Not all Li-ion chemistries are equal. In particular, the increasingly popular LiFePO4 (LFP) technology has much higher energy density, longer lifespan, improved environmental characteristics, and similar if not better safety characteristics compared to lead-acid.

(Besides sharing lead-acid's very low risk of fire, LiFePO4 also contains no corrosive acids which could damage and short equipment if a leak were to occur.)

1 comments

> lead-acid's very low risk of fire

Isn't lead-acid prone to releasing hydrogen gas?

When jump-starting a car, it is commonly recommended to connect the ground (black) cable to the chassis, not to the battery's black terminal, to avoid a spark igniting the hydrogen and causing an explosion.

The lead-acid batteries used in data centres are normally "sealed lead-acid batteries" and release significantly less hydrogen.

See: https://en.wikipedia.org/wiki/VRLA_battery

Wikipedia is wrong. VRLAs aren't SLAs, and vice-versa. Actual SLAs are very, very expensive. All VRLAs can vent, by definition.

VRLAs can overcharge and catch fire just like flooded batteries. They just don't go kaboom as much or spray acid everywhere. When having thousands of batteries in a room, one of them catching fire is inevitable. This is why batteries are in separate fire containment rooms, on nonflammable shelving, in redundant strings, and protected by FM200.

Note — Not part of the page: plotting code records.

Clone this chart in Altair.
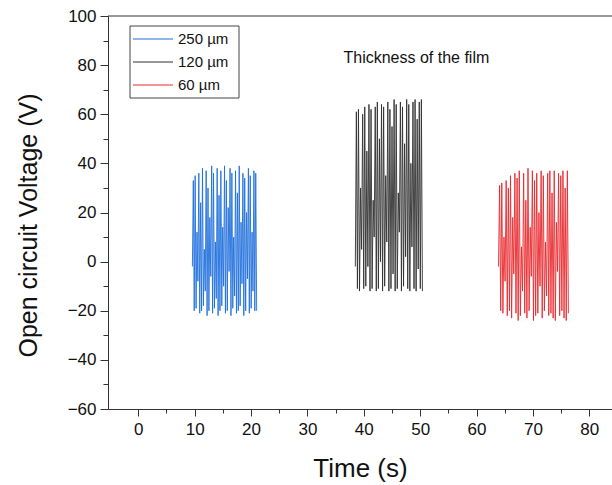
import altair as alt
import numpy as np
import pandas as pd

# ---- data ----
series_names = ["250 µm", "120 µm", "60 µm"]
series_colors = ["#1f6fdc", "#303030", "#e8282d"]

# time span of each burst (s)
span_250 = (9.6, 21.0)
span_120 = (38.5, 50.4)
span_60 = (63.9, 76.3)

# open circuit voltage samples (V)
v_250 = [-2, 33, -20, 35, -19, 12, -8, 36, -21, 24, -20, 38, -18, 5, -12, 37,
         -22, 30, -20, 18, -6, 39, -21, 36, -19, 8, -15, 38, -22, 27, -20, 37,
         -18, 14, -10, 39, -21, 33, -20, 22, -4, 38, -22, 36, -19, 10, -14, 37,
         -21, 28, -20, 39, -18, 16, -9, 36, -22, 34, -20, 20, -7, 38, -21, 35,
         -19, 12, -12, 37, -20, 36, -20]
v_120 = [-2, 61, -11, 62, -12, 30, 5, 60, -11, 63, -10, 45, -2, 64, -12, 62,
         -11, 25, 10, 63, -12, 65, -11, 50, 0, 64, -12, 63, -10, 35, 8, 65,
         -12, 62, -11, 55, -5, 66, -12, 64, -11, 28, 12, 65, -12, 63, -10, 48,
         2, 66, -11, 64, -12, 40, 6, 65, -11, 66, -12, 58, -3, 65, -11, 66, -12]
v_60 = [-2, 31, -20, 32, -21, 10, -8, 33, -22, 30, -20, 35, -23, 18, -5, 36,
        -21, 34, -24, 37, -22, 6, -12, 36, -21, 25, -23, 38, -20, 14, -6, 37,
        -24, 33, -22, 36, -21, 20, -10, 37, -23, 35, -20, 8, -14, 36, -22, 37,
        -21, 28, -23, 37, -24, 16, -4, 36, -22, 35, -20, 37, -23, 30, -24, 37, -21]

x_ticks = [0, 5, 10, 15, 20, 25, 30, 35, 40, 45, 50, 55, 60, 65, 70, 75, 80]
y_ticks = [-60, -50, -40, -30, -20, -10, 0, 10, 20, 30, 40, 50, 60, 70, 80, 90, 100]
annotation = "Thickness of the film"
ann_t, ann_v = 36.4, 83.0

rows = []
for name, span, vals in [(series_names[0], span_250, v_250),
                         (series_names[1], span_120, v_120),
                         (series_names[2], span_60, v_60)]:
    ts = np.linspace(span[0], span[1], len(vals))  # sampling instants
    for i, (t, v) in enumerate(zip(ts, vals)):
        rows.append({"t": float(t), "v": v, "series": name, "idx": i})
df = pd.DataFrame(rows)

FONT = "Liberation Sans"

def x_enc():
    return alt.X("t:Q",
                 scale=alt.Scale(domain=[-5.37, 84.03], nice=False, zero=False),
                 axis=alt.Axis(title="Time (s)", values=x_ticks, grid=False,
                               labelExpr="datum.value % 10 === 0 ? datum.label : ''",
                               tickSize={"condition": {"test": "datum.value % 10 === 0", "value": 7}, "value": 4},
                               tickColor="#333", domainColor="#333", labelColor="#111",
                               labelFont=FONT, labelFontSize=17, labelPadding=5,
                               labelFlush=False, labelOverlap=False,
                               titleFont=FONT, titleFontSize=26, titleFontWeight="normal",
                               titleColor="#111", titleBaseline="alphabetic", titleY=67))

def y_enc():
    return alt.Y("v:Q",
                 scale=alt.Scale(domain=[-60, 100], nice=False, zero=False),
                 axis=alt.Axis(title="Open circuit Voltage (V)", values=y_ticks, grid=False,
                               labelExpr="datum.value % 20 === 0 ? datum.label : ''",
                               tickSize={"condition": {"test": "datum.value % 20 === 0", "value": 8}, "value": 5},
                               tickColor="#333", domainColor="#333", labelColor="#111",
                               labelFont=FONT, labelFontSize=17, labelPadding=4,
                               labelFlush=False, labelOverlap=False,
                               titleFont=FONT, titleFontSize=25, titleFontWeight="normal",
                               titleColor="#111", titleAngle=-90, titleAlign="center",
                               titleBaseline="middle", titleX=-80, titleY=209))

color_scale = alt.Scale(domain=series_names, range=series_colors)

lines = alt.Chart(df).mark_line(strokeWidth=0.9, clip=True).encode(
    x=x_enc(),
    y=y_enc(),
    color=alt.Color("series:N", scale=color_scale, legend=None),
    detail="series:N",
    order="idx:Q",
)

ann_df = pd.DataFrame({"t": [ann_t], "v": [ann_v], "label": [annotation]})
text = alt.Chart(ann_df).mark_text(align="left", baseline="middle", font=FONT,
                                   fontSize=16, color="#111").encode(
    x=x_enc(), y=y_enc(), text="label:N")

top_rule = alt.Chart(pd.DataFrame({"a": [0]})).mark_rule(color="#333", strokeWidth=1).encode(
    x=alt.value(0), x2=alt.value(504), y=alt.value(0))

main = alt.layer(lines, text, top_rule)

# ---- legend (drawn as marks so that its rows can be packed as in the reference) ----
leg_df = pd.DataFrame({"series": series_names})
leg_y = alt.Y("series:N", scale=alt.Scale(type="point", domain=series_names,
                                          range=[23, 69], padding=0),
              axis=None)
leg_box = alt.Chart(pd.DataFrame({"a": [0]})).mark_rect(
    fill="white", stroke="#444", strokeWidth=1).encode(
    x=alt.value(22), x2=alt.value(131), y=alt.value(10), y2=alt.value(82))
leg_lines = alt.Chart(leg_df).mark_rule(strokeWidth=1.2).encode(
    x=alt.value(25), x2=alt.value(65), y=leg_y,
    color=alt.Color("series:N", scale=color_scale, legend=None))
leg_text = alt.Chart(leg_df).mark_text(align="left", baseline="middle", font=FONT,
                                       fontSize=15, color="#111").encode(
    x=alt.value(70), y=leg_y, text="series:N")
legend = alt.layer(leg_box, leg_lines, leg_text)

chart = alt.layer(main, legend).resolve_scale(y="independent").properties(
    width=504, height=393,
    autosize=alt.AutoSizeParams(type="none"),
    padding={"left": 108, "top": 16, "right": 0, "bottom": 76},
    background="white",
).configure_view(stroke=None)

chart.save("out.html", embed_options={"renderer": "svg", "actions": False})
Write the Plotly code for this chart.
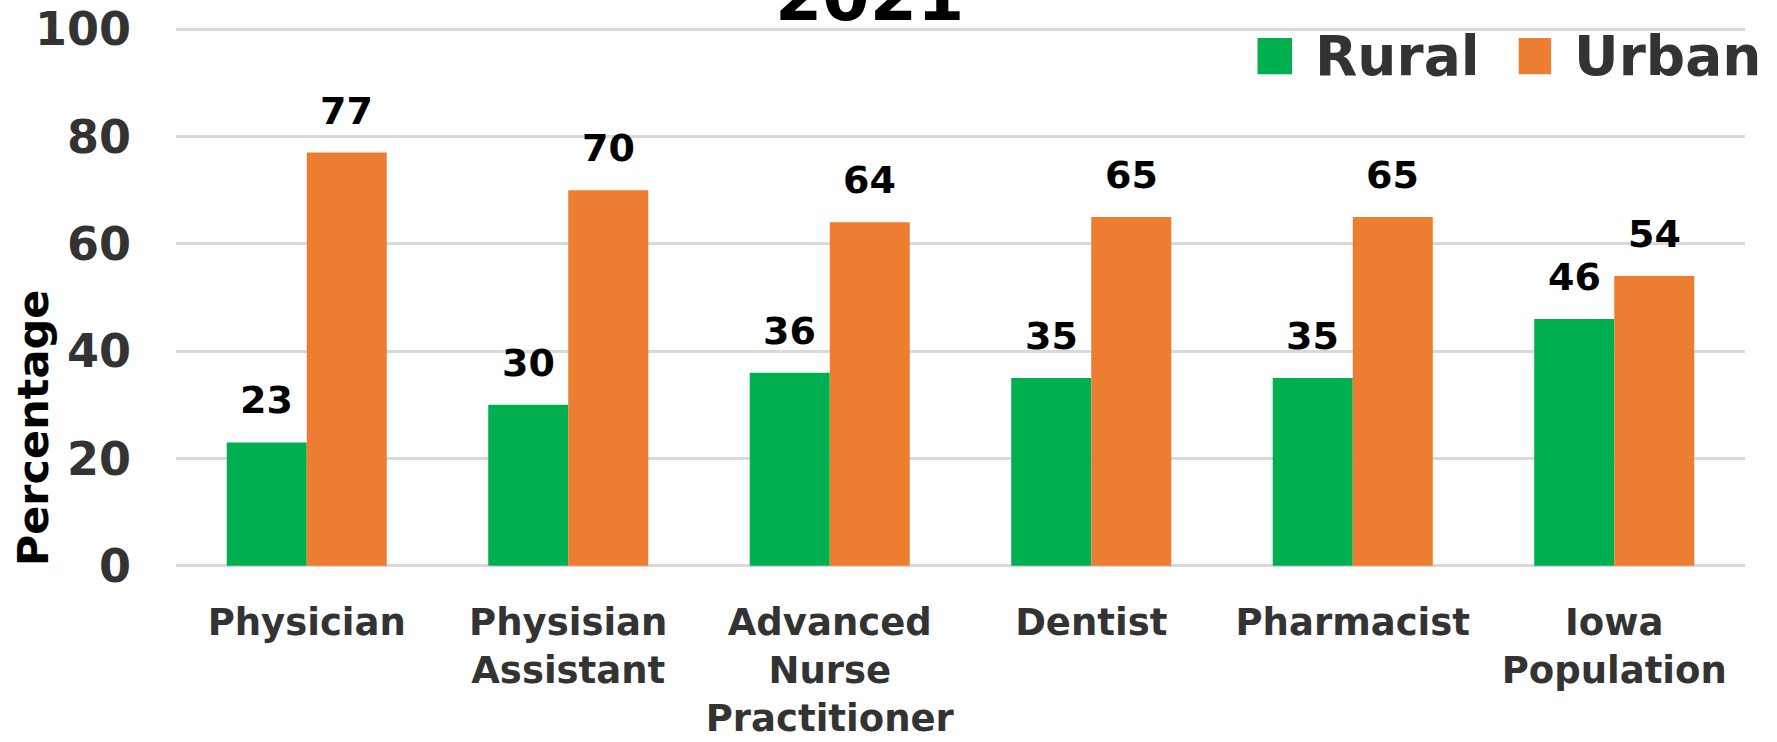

Isn't hydrogen produced only while the battery is charging, or at worst, when discharging? If so, this still makes them much safer as they're otherwise inert while not in operation, compared to lithium-polymer which contains materials flammable at all times.
LiPo and LFP are very different things. LiPo is probably the biggest fire risk battery chemistry in common use today. LFP is pretty safe. LTO even more so.
Yes, I am aware of other "L" batteries that are safer. I was just commenting about how lead-acid is still relatively inert compared to the "fiery" kind of L batteries.